Desde março de 1945 o primeiro-ministro japonês sabia que a guerra estava perdida, e em maio começaram as primeiras negociações secretas e irrealistas. Em junho, os generais estavam prontos para continuar a luta com lanças de bambu, enquanto os americanos discutiam sobre qual cidade deveria ser jogada a bomba atômica.
Do livro de Brooks, emergem dois personagens, o general Anami, ministro do Exército, e o coronel Ida. Anami, foi para cá e para lá, mas desautorizou o golpe e se matou numa cena de ritual samurai. Ida articulou um suicídio coletivo, decepcionou-se ao saber que só 2 em cada 10 oficiais que consultou topavam morrer (topavam matar mais soldados, mas essa é uma velha história). Cuspindo fogo, Ida fez o possível e, ao fim da história, mudou seu nome para Iwata, vestiu um terno e foi trabalhar numa agência de publicidade, onde Brooks o entrevistou. (Outro ferrabrás, o general Umezu, perfilou-se no convés do Missouri durante a cerimônia da rendição.)

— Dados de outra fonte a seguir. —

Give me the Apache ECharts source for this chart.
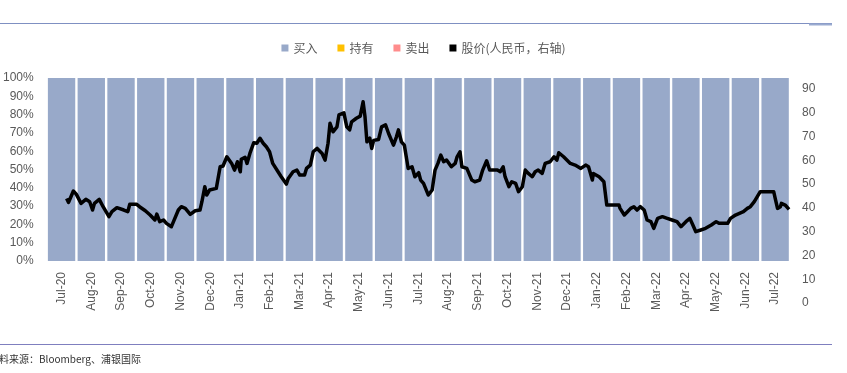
<!DOCTYPE html>
<html>
<head>
<meta charset="utf-8">
<script src="https://cdn.jsdelivr.net/npm/echarts@6/dist/echarts.min.js"></script>
<style>
html,body{margin:0;padding:0;background:#fff;}
#chart{width:847px;height:373px;}
</style>
</head>
<body>
<div id="chart"></div>
<script>
// Month categories (bars)
const categories = ['Jul-20','Aug-20','Sep-20','Oct-20','Nov-20','Dec-20','Jan-21','Feb-21','Mar-21','Apr-21','May-21','Jun-21','Jul-21','Aug-21','Sep-21','Oct-21','Nov-21','Dec-21','Jan-22','Feb-22','Mar-22','Apr-22','May-22','Jun-22','Jul-22'];
// Rating shares (fraction)
const buyShare  = [1,1,1,1,1,1,1,1,1,1,1,1,1,1,1,1,1,1,1,1,1,1,1,1,1];
const holdShare = [0,0,0,0,0,0,0,0,0,0,0,0,0,0,0,0,0,0,0,0,0,0,0,0,0];
const sellShare = [0,0,0,0,0,0,0,0,0,0,0,0,0,0,0,0,0,0,0,0,0,0,0,0,0];
// Share price (RMB, right axis)
const priceDates = [
'2020-07-22','2020-07-24','2020-07-29','2020-08-01','2020-08-06','2020-08-11','2020-08-15','2020-08-18','2020-08-20','2020-08-25','2020-08-29',
'2020-09-04','2020-09-07','2020-09-12','2020-09-19','2020-09-23','2020-09-25','2020-10-02','2020-10-05','2020-10-11','2020-10-16','2020-10-21','2020-10-23','2020-10-26','2020-10-30',
'2020-11-02','2020-11-07','2020-11-09','2020-11-14','2020-11-17','2020-11-21','2020-11-26','2020-12-01','2020-12-06','2020-12-08','2020-12-11','2020-12-13','2020-12-16','2020-12-23','2020-12-27','2020-12-30',
'2021-01-03','2021-01-08','2021-01-11','2021-01-14','2021-01-17','2021-01-18','2021-01-22','2021-01-24','2021-01-27','2021-01-31',
'2021-02-03','2021-02-06','2021-02-09','2021-02-12','2021-02-15','2021-02-18','2021-02-23','2021-02-26',
'2021-03-03','2021-03-05','2021-03-10','2021-03-14','2021-03-17','2021-03-22','2021-03-24','2021-03-28','2021-03-31',
'2021-04-04','2021-04-09','2021-04-12','2021-04-15','2021-04-17','2021-04-20','2021-04-24','2021-04-26',
'2021-05-01','2021-05-04','2021-05-07','2021-05-09','2021-05-14','2021-05-18','2021-05-21','2021-05-23','2021-05-25','2021-05-28','2021-05-30',
'2021-06-01','2021-06-06','2021-06-09','2021-06-13','2021-06-16','2021-06-21','2021-06-24','2021-06-26','2021-06-29',
'2021-07-02','2021-07-04','2021-07-06','2021-07-10','2021-07-13','2021-07-17','2021-07-19','2021-07-22','2021-07-27','2021-07-31',
'2021-08-03','2021-08-06','2021-08-09','2021-08-12','2021-08-15','2021-08-20','2021-08-24','2021-08-26','2021-08-29','2021-08-31',
'2021-09-05','2021-09-10','2021-09-13','2021-09-18','2021-09-21','2021-09-25','2021-09-28',
'2021-10-06','2021-10-09','2021-10-12','2021-10-14','2021-10-18','2021-10-21','2021-10-25','2021-10-28',
'2021-11-01','2021-11-04','2021-11-07','2021-11-11','2021-11-14','2021-11-17','2021-11-21','2021-11-24','2021-11-29',
'2021-12-03','2021-12-06','2021-12-08','2021-12-13','2021-12-20','2021-12-25','2021-12-31',
'2022-01-05','2022-01-08','2022-01-12','2022-01-13','2022-01-19','2022-01-24','2022-01-27',
'2022-02-03','2022-02-08','2022-02-09','2022-02-13','2022-02-16','2022-02-19','2022-02-22','2022-02-25','2022-02-28',
'2022-03-04','2022-03-07','2022-03-11','2022-03-14','2022-03-18','2022-03-23','2022-03-28',
'2022-04-02','2022-04-07','2022-04-11','2022-04-16','2022-04-20','2022-04-23','2022-04-26',
'2022-05-01','2022-05-06','2022-05-12','2022-05-17','2022-05-20','2022-05-24','2022-05-29',
'2022-06-01','2022-06-06','2022-06-10','2022-06-14','2022-06-18','2022-06-21','2022-06-25','2022-06-28',
'2022-07-01','2022-07-08','2022-07-15','2022-07-17','2022-07-19','2022-07-22','2022-07-23','2022-07-27','2022-07-31'
];
const priceValues = [
44.0,42.3,47.1,45.8,41.9,43.6,42.6,39.1,41.9,43.6,40.5,
36.3,38.4,40.1,39.1,38.4,41.5,41.5,40.5,38.8,37.0,34.9,37.4,34.2,34.9,
33.5,32.1,32.8,39.1,40.5,39.8,37.3,38.8,39.1,42.6,48.9,45.4,47.5,48.2,57.3,57.6,
61.5,58.7,55.9,59.4,55.2,60.4,61.3,58.7,62.9,67.4,
67.2,69.3,67.2,65.7,63.6,58.7,55.2,53.1,
50.0,52.4,55.2,55.9,53.8,53.8,56.6,58.0,63.6,
65.0,62.9,60.1,67.2,75.6,72.0,74.1,79.1,
80.0,74.1,72.8,76.2,77.7,78.6,84.6,78.3,67.8,69.3,65.0,
68.4,68.8,74.1,74.9,71.4,66.4,69.9,72.8,67.8,
66.4,61.5,56.6,57.3,53.1,54.8,51.7,50.3,45.4,47.5,
55.9,58.7,62.2,59.4,60.1,57.3,58.7,61.5,63.6,57.3,
56.6,51.7,51.0,51.7,55.9,59.8,55.9,
55.9,55.2,57.3,53.1,48.9,51.0,50.3,46.8,
48.9,55.9,54.5,53.1,55.2,55.9,54.5,58.7,59.4,
61.5,60.1,63.2,61.5,58.7,58.0,56.6,
58.0,57.3,51.7,54.5,53.1,51.0,41.2,
41.2,41.2,39.8,37.0,38.4,39.8,40.5,39.1,40.5,
39.1,34.9,34.2,31.4,35.6,36.3,35.6,
34.9,34.2,32.1,34.2,35.6,32.8,30.0,
30.7,31.4,32.8,34.2,33.5,33.5,33.5,
35.6,37.0,37.7,38.4,39.8,40.5,42.6,44.7,
46.8,46.8,46.8,43.3,39.8,40.5,41.9,41.2,39.4
];
const leftTicks = [0,0.1,0.2,0.3,0.4,0.5,0.6,0.7,0.8,0.9,1];
const rightTicks = [0,10,20,30,40,50,60,70,80,90];

// convert a date to a fractional month index starting at Jul-2020
function monthPos(s){
  const [y,m,d] = s.split('-').map(Number);
  const dim = new Date(y, m, 0).getDate();
  return (y-2020)*12 + (m-7) + (d-1)/dim;
}
const lineData = priceDates.map((d,i)=>[monthPos(d), priceValues[i]]);

const GL = 46.5, GR = 57;
const txt = '#595959';
const chart = echarts.init(document.getElementById('chart'), null, {renderer:'canvas'});
chart.setOption({
  animation:false,
  backgroundColor:'#ffffff',
  textStyle:{fontFamily:'"Noto Sans CJK SC","Liberation Sans",sans-serif'},
  legend:{
    top:37, left:'center',
    itemWidth:7, itemHeight:7, itemGap:20,
    textStyle:{color:txt, fontSize:12, fontFamily:'"Noto Sans CJK SC",sans-serif'},
    data:[{name:'买入',icon:'rect'},{name:'持有',icon:'rect'},{name:'卖出',icon:'rect'},{name:'股价(人民币，右轴)',icon:'rect'}]
  },
  grid:[
    {left:GL, right:GR, top:78, bottom:112, containLabel:false},
    {left:GL, right:GR, top:89, bottom:70, containLabel:false}
  ],
  xAxis:[
    {type:'category', gridIndex:0, data:categories,
     axisLine:{show:false}, axisTick:{show:false},
     axisLabel:{rotate:90, interval:0, color:txt, fontSize:12, margin:11, fontFamily:'"Liberation Sans",sans-serif'}},
    {type:'value', gridIndex:1, min:0, max:categories.length, show:false}
  ],
  yAxis:[
    {type:'value', gridIndex:0, min:0, max:1, interval:0.1,
     axisLine:{show:false}, axisTick:{show:false}, splitLine:{show:false},
     axisLabel:{color:txt, fontSize:12, margin:13, fontFamily:'"Liberation Sans",sans-serif',
       formatter:v=>Math.round(v*100)+'%'}},
    {type:'value', gridIndex:1, position:'right', min:0, max:90, interval:10,
     axisLine:{show:false}, axisTick:{show:false}, splitLine:{show:false},
     axisLabel:{color:txt, fontSize:12, margin:12, fontFamily:'"Liberation Sans",sans-serif'}}
  ],
  series:[
    {name:'买入', type:'bar', stack:'r', xAxisIndex:0, yAxisIndex:0, data:buyShare,
     barCategoryGap:'8%', itemStyle:{color:'#98A9C9'}},
    {name:'持有', type:'bar', stack:'r', xAxisIndex:0, yAxisIndex:0, data:holdShare,
     itemStyle:{color:'#FFC000'}},
    {name:'卖出', type:'bar', stack:'r', xAxisIndex:0, yAxisIndex:0, data:sellShare,
     itemStyle:{color:'#FF8C8C'}},
    {name:'股价(人民币，右轴)', type:'line', xAxisIndex:1, yAxisIndex:1, data:lineData,
     symbol:'none', smooth:false, itemStyle:{color:'#000000'},
     lineStyle:{color:'#000000', width:3.5, join:'round'}}
  ],
  graphic:[
    {type:'line', shape:{x1:0,y1:23.5,x2:832,y2:23.5}, style:{stroke:'#7F90C2', lineWidth:1}},
    {type:'line', shape:{x1:809,y1:24.5,x2:832,y2:24.5}, style:{stroke:'#9AABD0', lineWidth:2}},
    {type:'line', shape:{x1:0,y1:344.5,x2:832,y2:344.5}, style:{stroke:'#7F7FBF', lineWidth:1}},
    {type:'text', left:-11, top:354, style:{text:'资料来源：Bloomberg、浦银国际', fill:'#333333', fontSize:10, fontFamily:'"Noto Sans CJK SC",sans-serif'}}
  ]
});
</script>
</body>
</html>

Lendo-se “A História Secreta” de Brooks, fica a eterna pergunta: As bombas eram necessárias? Ele não trata disso.
Quem responde é o historiador Max Hastings, no seu livro “Retribution”: “Se a guerra tivesse continuado, mesmo que por poucas semanas, mais gente teria morrido, sobretudo japoneses, do que os mortos de Hiroshima e Nagasaki”.
Sergio Moro acreditou num truque e se deu mal
O ministro Sergio Moro acreditou que o Senado deixou passar a criação do juiz das garantias porque Bolsonaro vetaria o artigo. Acreditou num truque e se deu mal.
Moro não gosta do novo juiz, mas cabe uma pergunta: se existisse um magistrado para garantir os cidadãos, Moro divulgaria o grampo de Dilma Rousseff falando com Lula depois de ele mesmo ter encerrado o prazo para as interceptações?